Nome's iconic Cold War radar towers may soon be history

AL GRILLO / AP file photo

The long-unused White Alice radar towers on Nome's Anvil Mountain -- visible from almost everywhere in the Western Alaska hub for more than 50 years -- have become aviation navigation aids and even the site of weddings. The Air Force, which is in the process of cleaning up chemical contamination at the Cold War-era site, had planned to tear down the towers, which have asbestos backing, The Nome Nugget reports. But many in Nome want to see the towers remain, and they're trying to work out a compromise.

From The Nugget: Sitnasuak Native Corp., which has selected the land under Native claims and wants to take documented ownership, intends to decide the fate of the towers in two weeks. ... Before the land can transfer to Sitnasuak, it must pass through the federal Bureau of Land Management, the agency that sorts out claims in certain land disposals.

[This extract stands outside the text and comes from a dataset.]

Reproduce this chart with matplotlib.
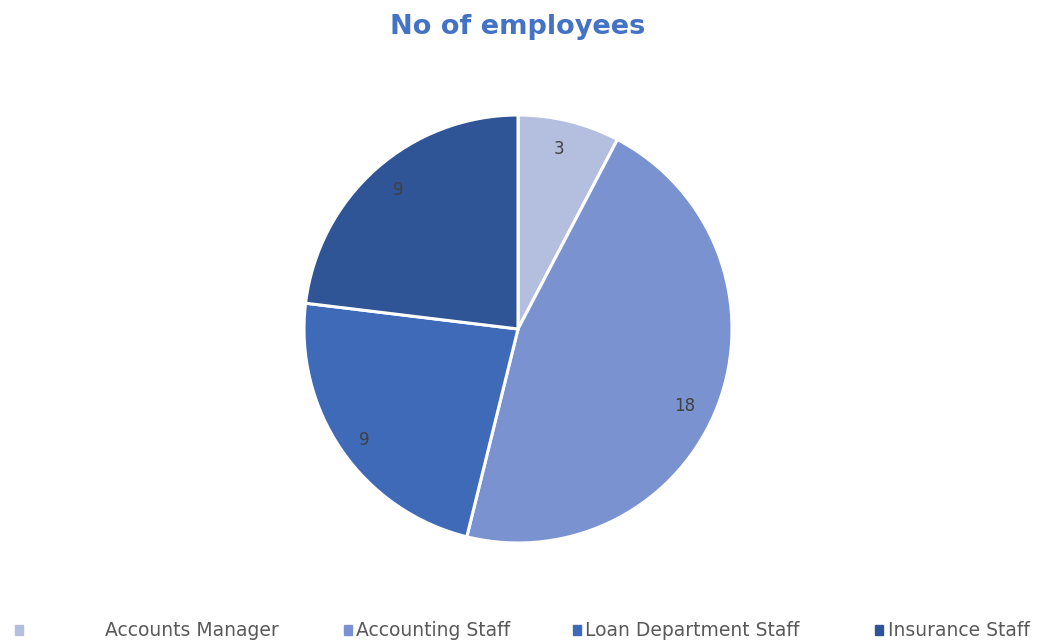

The BLM will not accept the site while it is contaminated, and that includes the towers whose back, flat sides contain asbestos. Even with the USAF paying for cleanup, Sitnasuak might be left with annual maintenance costs to pass onto shareholders. Without a solution to keep them standing, the antennas block the land transfer to Sitnasuak, and what many see as a valuable historical heirloom could disappear.

One proposed solution would be letting the Air Force put the asbestos in a special disposal cell at the city dump; the savings could be used to install a new backing on the radar towers that would prevent them from rusting out and keep them standing.